■ SHORT PROBLEM
Please transcribe the listing below in full and word for word, without its pictures.

■ SUPPLIED INFORMATION
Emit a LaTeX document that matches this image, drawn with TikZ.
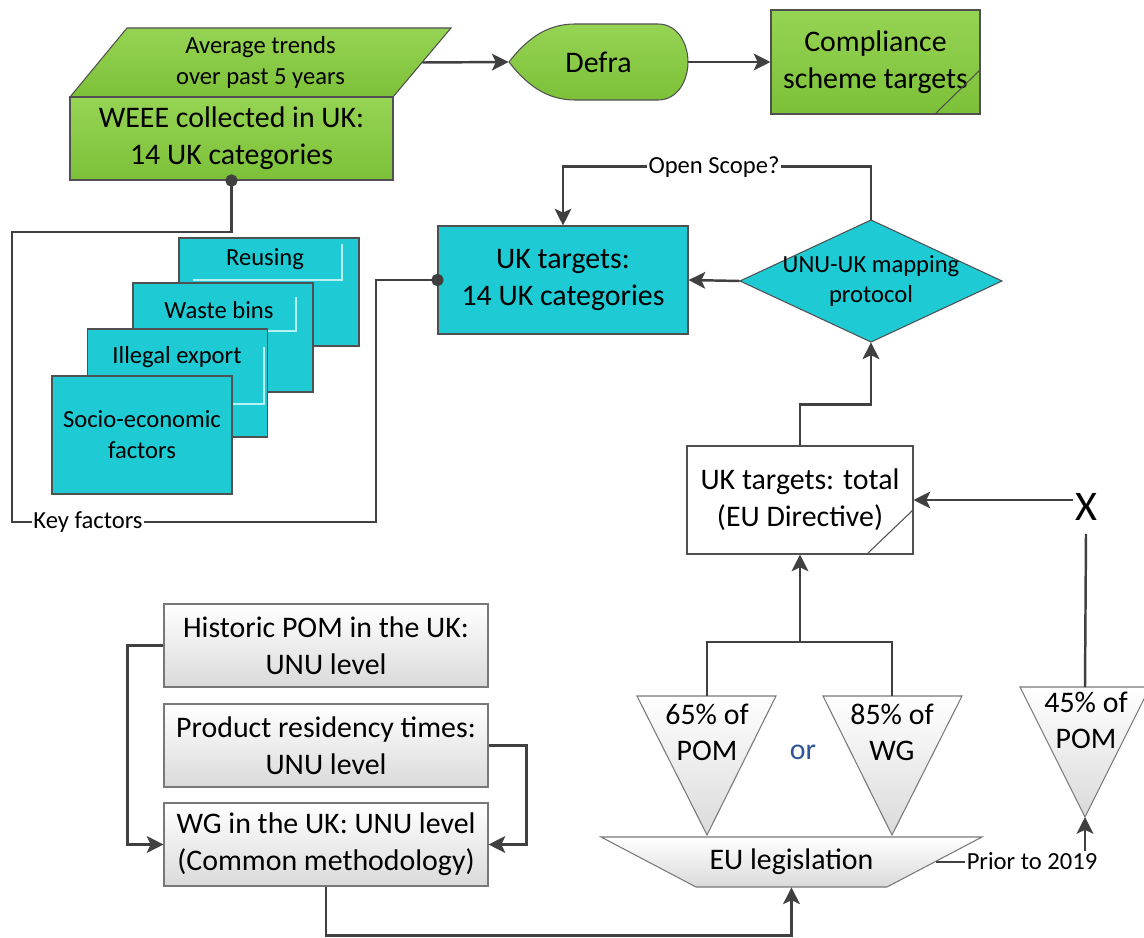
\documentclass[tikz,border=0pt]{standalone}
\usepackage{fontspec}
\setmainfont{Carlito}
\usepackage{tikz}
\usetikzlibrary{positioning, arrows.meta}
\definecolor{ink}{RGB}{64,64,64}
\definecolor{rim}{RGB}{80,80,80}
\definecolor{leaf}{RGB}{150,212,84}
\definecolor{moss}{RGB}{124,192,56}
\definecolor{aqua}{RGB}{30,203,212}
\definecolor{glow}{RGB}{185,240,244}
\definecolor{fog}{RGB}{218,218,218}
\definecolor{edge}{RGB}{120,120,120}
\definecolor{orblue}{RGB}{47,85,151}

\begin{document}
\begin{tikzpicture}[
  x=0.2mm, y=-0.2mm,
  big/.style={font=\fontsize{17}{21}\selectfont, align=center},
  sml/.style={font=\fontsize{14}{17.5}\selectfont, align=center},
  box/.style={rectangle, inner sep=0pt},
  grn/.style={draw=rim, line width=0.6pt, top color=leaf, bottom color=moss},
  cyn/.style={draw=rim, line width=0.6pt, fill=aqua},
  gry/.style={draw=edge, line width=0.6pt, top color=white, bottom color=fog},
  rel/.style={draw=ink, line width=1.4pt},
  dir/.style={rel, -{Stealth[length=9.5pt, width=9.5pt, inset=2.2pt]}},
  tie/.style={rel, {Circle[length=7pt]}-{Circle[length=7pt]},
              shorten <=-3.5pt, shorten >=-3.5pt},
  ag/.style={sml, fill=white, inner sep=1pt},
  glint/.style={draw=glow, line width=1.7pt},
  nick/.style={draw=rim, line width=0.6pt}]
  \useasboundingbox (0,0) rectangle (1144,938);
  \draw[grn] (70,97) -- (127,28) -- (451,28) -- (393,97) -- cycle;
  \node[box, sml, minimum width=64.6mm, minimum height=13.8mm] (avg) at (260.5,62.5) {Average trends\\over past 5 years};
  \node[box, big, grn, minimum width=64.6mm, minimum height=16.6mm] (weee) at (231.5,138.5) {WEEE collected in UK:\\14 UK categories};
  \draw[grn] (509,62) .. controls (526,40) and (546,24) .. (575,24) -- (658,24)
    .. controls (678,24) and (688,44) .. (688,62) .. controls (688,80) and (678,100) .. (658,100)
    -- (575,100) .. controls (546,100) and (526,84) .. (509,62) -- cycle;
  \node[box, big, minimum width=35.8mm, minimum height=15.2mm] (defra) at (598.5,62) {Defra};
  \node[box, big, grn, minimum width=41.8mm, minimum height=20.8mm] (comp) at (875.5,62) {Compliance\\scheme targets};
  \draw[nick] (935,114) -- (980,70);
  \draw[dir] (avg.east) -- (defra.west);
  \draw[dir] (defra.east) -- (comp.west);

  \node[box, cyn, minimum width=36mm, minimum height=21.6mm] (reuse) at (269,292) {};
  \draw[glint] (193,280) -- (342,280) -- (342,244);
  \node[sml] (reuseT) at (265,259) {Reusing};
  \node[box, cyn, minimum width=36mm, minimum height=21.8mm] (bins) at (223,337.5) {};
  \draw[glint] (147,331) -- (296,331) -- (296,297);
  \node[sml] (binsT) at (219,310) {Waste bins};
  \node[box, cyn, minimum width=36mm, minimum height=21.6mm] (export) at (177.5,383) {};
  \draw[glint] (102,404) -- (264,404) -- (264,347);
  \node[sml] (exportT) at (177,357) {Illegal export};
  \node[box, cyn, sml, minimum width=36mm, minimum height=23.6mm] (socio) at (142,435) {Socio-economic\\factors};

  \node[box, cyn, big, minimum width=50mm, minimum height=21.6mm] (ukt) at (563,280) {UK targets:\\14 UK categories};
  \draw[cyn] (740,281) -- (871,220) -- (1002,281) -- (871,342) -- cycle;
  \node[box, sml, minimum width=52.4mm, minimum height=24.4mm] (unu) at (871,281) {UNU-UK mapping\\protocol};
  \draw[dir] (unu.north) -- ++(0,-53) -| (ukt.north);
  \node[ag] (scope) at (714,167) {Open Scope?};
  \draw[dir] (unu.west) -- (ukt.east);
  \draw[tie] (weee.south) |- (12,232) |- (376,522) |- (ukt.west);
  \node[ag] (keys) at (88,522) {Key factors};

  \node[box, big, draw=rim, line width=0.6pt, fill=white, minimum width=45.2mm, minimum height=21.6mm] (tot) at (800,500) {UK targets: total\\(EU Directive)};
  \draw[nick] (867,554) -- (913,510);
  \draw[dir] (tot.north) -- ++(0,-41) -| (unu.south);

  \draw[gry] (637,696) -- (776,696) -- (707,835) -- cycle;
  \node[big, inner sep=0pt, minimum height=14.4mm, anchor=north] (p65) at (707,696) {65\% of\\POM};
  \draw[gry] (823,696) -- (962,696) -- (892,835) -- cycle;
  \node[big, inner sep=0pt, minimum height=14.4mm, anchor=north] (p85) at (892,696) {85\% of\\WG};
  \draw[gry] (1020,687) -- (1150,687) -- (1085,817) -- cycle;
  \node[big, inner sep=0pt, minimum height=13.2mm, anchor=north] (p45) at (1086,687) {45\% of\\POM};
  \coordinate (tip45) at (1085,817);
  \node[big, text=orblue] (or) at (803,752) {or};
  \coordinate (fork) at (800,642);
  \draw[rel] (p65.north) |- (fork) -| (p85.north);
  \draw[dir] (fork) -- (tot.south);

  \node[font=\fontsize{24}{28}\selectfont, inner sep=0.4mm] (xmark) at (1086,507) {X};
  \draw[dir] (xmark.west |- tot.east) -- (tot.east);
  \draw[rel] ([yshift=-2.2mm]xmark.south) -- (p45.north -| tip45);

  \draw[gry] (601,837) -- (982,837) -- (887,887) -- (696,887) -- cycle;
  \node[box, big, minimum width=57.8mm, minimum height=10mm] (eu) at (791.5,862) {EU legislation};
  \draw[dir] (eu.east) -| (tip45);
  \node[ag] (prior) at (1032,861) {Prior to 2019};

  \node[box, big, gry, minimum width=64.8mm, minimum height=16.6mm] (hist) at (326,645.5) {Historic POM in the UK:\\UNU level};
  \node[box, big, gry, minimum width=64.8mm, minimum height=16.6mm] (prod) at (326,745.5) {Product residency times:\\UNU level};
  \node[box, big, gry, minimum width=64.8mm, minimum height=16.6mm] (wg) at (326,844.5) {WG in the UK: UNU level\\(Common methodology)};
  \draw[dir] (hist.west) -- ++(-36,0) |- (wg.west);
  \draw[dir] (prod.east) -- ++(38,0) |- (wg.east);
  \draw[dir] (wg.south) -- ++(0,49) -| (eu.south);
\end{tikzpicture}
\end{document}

■ EXERCISE SOLUTION
Emit a LaTeX document that matches this image, drawn with TikZ.
\documentclass[tikz,border=0pt]{standalone}
\usepackage{fontspec}
\setmainfont{Carlito}
\usepackage{tikz}
\usetikzlibrary{positioning, arrows.meta}
\definecolor{ink}{RGB}{64,64,64}
\definecolor{rim}{RGB}{80,80,80}
\definecolor{leaf}{RGB}{150,212,84}
\definecolor{moss}{RGB}{124,192,56}
\definecolor{aqua}{RGB}{30,203,212}
\definecolor{glow}{RGB}{185,240,244}
\definecolor{fog}{RGB}{218,218,218}
\definecolor{edge}{RGB}{120,120,120}
\definecolor{orblue}{RGB}{47,85,151}

\begin{document}
\begin{tikzpicture}[
  x=0.2mm, y=-0.2mm,
  big/.style={font=\fontsize{17}{21}\selectfont, align=center},
  sml/.style={font=\fontsize{14}{17.5}\selectfont, align=center},
  box/.style={rectangle, inner sep=0pt},
  grn/.style={draw=rim, line width=0.6pt, top color=leaf, bottom color=moss},
  cyn/.style={draw=rim, line width=0.6pt, fill=aqua},
  gry/.style={draw=edge, line width=0.6pt, top color=white, bottom color=fog},
  rel/.style={draw=ink, line width=1.4pt},
  dir/.style={rel, -{Stealth[length=9.5pt, width=9.5pt, inset=2.2pt]}},
  tie/.style={rel, {Circle[length=7pt]}-{Circle[length=7pt]},
              shorten <=-3.5pt, shorten >=-3.5pt},
  ag/.style={sml, fill=white, inner sep=1pt},
  glint/.style={draw=glow, line width=1.7pt},
  nick/.style={draw=rim, line width=0.6pt}]
  \useasboundingbox (0,0) rectangle (1144,938);
  \draw[grn] (70,97) -- (127,28) -- (451,28) -- (393,97) -- cycle;
  \node[box, sml, minimum width=64.6mm, minimum height=13.8mm] (avg) at (260.5,62.5) {Average trends\\over past 5 years};
  \node[box, big, grn, minimum width=64.6mm, minimum height=16.6mm] (weee) at (231.5,138.5) {WEEE collected in UK:\\14 UK categories};
  \draw[grn] (509,62) .. controls (526,40) and (546,24) .. (575,24) -- (658,24)
    .. controls (678,24) and (688,44) .. (688,62) .. controls (688,80) and (678,100) .. (658,100)
    -- (575,100) .. controls (546,100) and (526,84) .. (509,62) -- cycle;
  \node[box, big, minimum width=35.8mm, minimum height=15.2mm] (defra) at (598.5,62) {Defra};
  \node[box, big, grn, minimum width=41.8mm, minimum height=20.8mm] (comp) at (875.5,62) {Compliance\\scheme targets};
  \draw[nick] (935,114) -- (980,70);
  \draw[dir] (avg.east) -- (defra.west);
  \draw[dir] (defra.east) -- (comp.west);

  \node[box, cyn, minimum width=36mm, minimum height=21.6mm] (reuse) at (269,292) {};
  \draw[glint] (193,280) -- (342,280) -- (342,244);
  \node[sml] (reuseT) at (265,259) {Reusing};
  \node[box, cyn, minimum width=36mm, minimum height=21.8mm] (bins) at (223,337.5) {};
  \draw[glint] (147,331) -- (296,331) -- (296,297);
  \node[sml] (binsT) at (219,310) {Waste bins};
  \node[box, cyn, minimum width=36mm, minimum height=21.6mm] (export) at (177.5,383) {};
  \draw[glint] (102,404) -- (264,404) -- (264,347);
  \node[sml] (exportT) at (177,357) {Illegal export};
  \node[box, cyn, sml, minimum width=36mm, minimum height=23.6mm] (socio) at (142,435) {Socio-economic\\factors};

  \node[box, cyn, big, minimum width=50mm, minimum height=21.6mm] (ukt) at (563,280) {UK targets:\\14 UK categories};
  \draw[cyn] (740,281) -- (871,220) -- (1002,281) -- (871,342) -- cycle;
  \node[box, sml, minimum width=52.4mm, minimum height=24.4mm] (unu) at (871,281) {UNU-UK mapping\\protocol};
  \draw[dir] (unu.north) -- ++(0,-53) -| (ukt.north);
  \node[ag] (scope) at (714,167) {Open Scope?};
  \draw[dir] (unu.west) -- (ukt.east);
  \draw[tie] (weee.south) |- (12,232) |- (376,522) |- (ukt.west);
  \node[ag] (keys) at (88,522) {Key factors};

  \node[box, big, draw=rim, line width=0.6pt, fill=white, minimum width=45.2mm, minimum height=21.6mm] (tot) at (800,500) {UK targets: total\\(EU Directive)};
  \draw[nick] (867,554) -- (913,510);
  \draw[dir] (tot.north) -- ++(0,-41) -| (unu.south);

  \draw[gry] (637,696) -- (776,696) -- (707,835) -- cycle;
  \node[big, inner sep=0pt, minimum height=14.4mm, anchor=north] (p65) at (707,696) {65\% of\\POM};
  \draw[gry] (823,696) -- (962,696) -- (892,835) -- cycle;
  \node[big, inner sep=0pt, minimum height=14.4mm, anchor=north] (p85) at (892,696) {85\% of\\WG};
  \draw[gry] (1020,687) -- (1150,687) -- (1085,817) -- cycle;
  \node[big, inner sep=0pt, minimum height=13.2mm, anchor=north] (p45) at (1086,687) {45\% of\\POM};
  \coordinate (tip45) at (1085,817);
  \node[big, text=orblue] (or) at (803,752) {or};
  \coordinate (fork) at (800,642);
  \draw[rel] (p65.north) |- (fork) -| (p85.north);
  \draw[dir] (fork) -- (tot.south);

  \node[font=\fontsize{24}{28}\selectfont, inner sep=0.4mm] (xmark) at (1086,507) {X};
  \draw[dir] (xmark.west |- tot.east) -- (tot.east);
  \draw[rel] ([yshift=-2.2mm]xmark.south) -- (p45.north -| tip45);

  \draw[gry] (601,837) -- (982,837) -- (887,887) -- (696,887) -- cycle;
  \node[box, big, minimum width=57.8mm, minimum height=10mm] (eu) at (791.5,862) {EU legislation};
  \draw[dir] (eu.east) -| (tip45);
  \node[ag] (prior) at (1032,861) {Prior to 2019};

  \node[box, big, gry, minimum width=64.8mm, minimum height=16.6mm] (hist) at (326,645.5) {Historic POM in the UK:\\UNU level};
  \node[box, big, gry, minimum width=64.8mm, minimum height=16.6mm] (prod) at (326,745.5) {Product residency times:\\UNU level};
  \node[box, big, gry, minimum width=64.8mm, minimum height=16.6mm] (wg) at (326,844.5) {WG in the UK: UNU level\\(Common methodology)};
  \draw[dir] (hist.west) -- ++(-36,0) |- (wg.west);
  \draw[dir] (prod.east) -- ++(38,0) |- (wg.east);
  \draw[dir] (wg.south) -- ++(0,49) -| (eu.south);
\end{tikzpicture}
\end{document}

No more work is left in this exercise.